**WHAT YOU WILL DO:** Go through the listing and write out all of it exactly.

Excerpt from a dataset
►

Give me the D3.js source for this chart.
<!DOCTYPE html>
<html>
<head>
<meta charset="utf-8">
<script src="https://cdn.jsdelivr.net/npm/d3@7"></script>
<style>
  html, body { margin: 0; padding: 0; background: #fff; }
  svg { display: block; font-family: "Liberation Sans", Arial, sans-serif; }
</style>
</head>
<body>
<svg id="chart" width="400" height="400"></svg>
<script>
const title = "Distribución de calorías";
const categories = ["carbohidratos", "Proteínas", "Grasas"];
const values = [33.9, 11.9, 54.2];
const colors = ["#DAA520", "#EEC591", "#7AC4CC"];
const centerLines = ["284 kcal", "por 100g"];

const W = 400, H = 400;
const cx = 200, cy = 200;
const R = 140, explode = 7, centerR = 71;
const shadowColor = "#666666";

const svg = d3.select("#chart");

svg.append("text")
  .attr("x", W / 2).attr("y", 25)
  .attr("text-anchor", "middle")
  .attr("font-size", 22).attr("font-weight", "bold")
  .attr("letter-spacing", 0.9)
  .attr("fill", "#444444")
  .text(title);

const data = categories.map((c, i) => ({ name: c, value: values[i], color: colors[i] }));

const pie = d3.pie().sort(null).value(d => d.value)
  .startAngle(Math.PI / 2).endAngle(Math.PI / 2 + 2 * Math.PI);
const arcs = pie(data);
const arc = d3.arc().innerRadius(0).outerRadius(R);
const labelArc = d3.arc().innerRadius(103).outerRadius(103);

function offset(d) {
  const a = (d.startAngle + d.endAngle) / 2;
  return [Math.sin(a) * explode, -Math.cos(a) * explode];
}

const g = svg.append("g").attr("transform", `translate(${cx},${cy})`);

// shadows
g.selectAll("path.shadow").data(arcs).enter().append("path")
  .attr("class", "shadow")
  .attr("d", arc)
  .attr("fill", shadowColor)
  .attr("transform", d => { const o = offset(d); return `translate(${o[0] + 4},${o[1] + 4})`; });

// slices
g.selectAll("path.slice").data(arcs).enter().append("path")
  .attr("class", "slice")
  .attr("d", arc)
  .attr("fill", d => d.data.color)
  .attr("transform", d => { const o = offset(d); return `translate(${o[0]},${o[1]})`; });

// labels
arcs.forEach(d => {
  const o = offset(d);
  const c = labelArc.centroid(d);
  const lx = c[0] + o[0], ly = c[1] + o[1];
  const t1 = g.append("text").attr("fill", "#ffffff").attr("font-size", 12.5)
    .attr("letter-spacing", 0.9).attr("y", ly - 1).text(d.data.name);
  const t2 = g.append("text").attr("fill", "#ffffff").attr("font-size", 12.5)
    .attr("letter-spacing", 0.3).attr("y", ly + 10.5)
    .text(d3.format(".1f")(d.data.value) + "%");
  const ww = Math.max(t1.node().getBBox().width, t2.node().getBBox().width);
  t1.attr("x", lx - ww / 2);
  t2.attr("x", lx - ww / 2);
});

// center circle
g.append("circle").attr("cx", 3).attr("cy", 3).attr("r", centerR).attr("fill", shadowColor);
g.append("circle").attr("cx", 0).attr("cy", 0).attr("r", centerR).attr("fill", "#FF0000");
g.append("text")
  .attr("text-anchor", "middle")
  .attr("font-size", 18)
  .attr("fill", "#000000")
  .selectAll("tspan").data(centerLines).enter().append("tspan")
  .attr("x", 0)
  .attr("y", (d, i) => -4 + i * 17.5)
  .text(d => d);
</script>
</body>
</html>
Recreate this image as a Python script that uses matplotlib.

◄

**SOLVED EXERCISE:**
Give me the D3.js source for this chart.
<!DOCTYPE html>
<html>
<head>
<meta charset="utf-8">
<script src="https://cdn.jsdelivr.net/npm/d3@7"></script>
<style>
  html, body { margin: 0; padding: 0; background: #fff; }
  svg { display: block; font-family: "Liberation Sans", Arial, sans-serif; }
</style>
</head>
<body>
<svg id="chart" width="400" height="400"></svg>
<script>
const title = "Distribución de calorías";
const categories = ["carbohidratos", "Proteínas", "Grasas"];
const values = [33.9, 11.9, 54.2];
const colors = ["#DAA520", "#EEC591", "#7AC4CC"];
const centerLines = ["284 kcal", "por 100g"];

const W = 400, H = 400;
const cx = 200, cy = 200;
const R = 140, explode = 7, centerR = 71;
const shadowColor = "#666666";

const svg = d3.select("#chart");

svg.append("text")
  .attr("x", W / 2).attr("y", 25)
  .attr("text-anchor", "middle")
  .attr("font-size", 22).attr("font-weight", "bold")
  .attr("letter-spacing", 0.9)
  .attr("fill", "#444444")
  .text(title);

const data = categories.map((c, i) => ({ name: c, value: values[i], color: colors[i] }));

const pie = d3.pie().sort(null).value(d => d.value)
  .startAngle(Math.PI / 2).endAngle(Math.PI / 2 + 2 * Math.PI);
const arcs = pie(data);
const arc = d3.arc().innerRadius(0).outerRadius(R);
const labelArc = d3.arc().innerRadius(103).outerRadius(103);

function offset(d) {
  const a = (d.startAngle + d.endAngle) / 2;
  return [Math.sin(a) * explode, -Math.cos(a) * explode];
}

const g = svg.append("g").attr("transform", `translate(${cx},${cy})`);

// shadows
g.selectAll("path.shadow").data(arcs).enter().append("path")
  .attr("class", "shadow")
  .attr("d", arc)
  .attr("fill", shadowColor)
  .attr("transform", d => { const o = offset(d); return `translate(${o[0] + 4},${o[1] + 4})`; });

// slices
g.selectAll("path.slice").data(arcs).enter().append("path")
  .attr("class", "slice")
  .attr("d", arc)
  .attr("fill", d => d.data.color)
  .attr("transform", d => { const o = offset(d); return `translate(${o[0]},${o[1]})`; });

// labels
arcs.forEach(d => {
  const o = offset(d);
  const c = labelArc.centroid(d);
  const lx = c[0] + o[0], ly = c[1] + o[1];
  const t1 = g.append("text").attr("fill", "#ffffff").attr("font-size", 12.5)
    .attr("letter-spacing", 0.9).attr("y", ly - 1).text(d.data.name);
  const t2 = g.append("text").attr("fill", "#ffffff").attr("font-size", 12.5)
    .attr("letter-spacing", 0.3).attr("y", ly + 10.5)
    .text(d3.format(".1f")(d.data.value) + "%");
  const ww = Math.max(t1.node().getBBox().width, t2.node().getBBox().width);
  t1.attr("x", lx - ww / 2);
  t2.attr("x", lx - ww / 2);
});

// center circle
g.append("circle").attr("cx", 3).attr("cy", 3).attr("r", centerR).attr("fill", shadowColor);
g.append("circle").attr("cx", 0).attr("cy", 0).attr("r", centerR).attr("fill", "#FF0000");
g.append("text")
  .attr("text-anchor", "middle")
  .attr("font-size", 18)
  .attr("fill", "#000000")
  .selectAll("tspan").data(centerLines).enter().append("tspan")
  .attr("x", 0)
  .attr("y", (d, i) => -4 + i * 17.5)
  .text(d => d);
</script>
</body>
</html>
Recreate this image as a Python script that uses matplotlib.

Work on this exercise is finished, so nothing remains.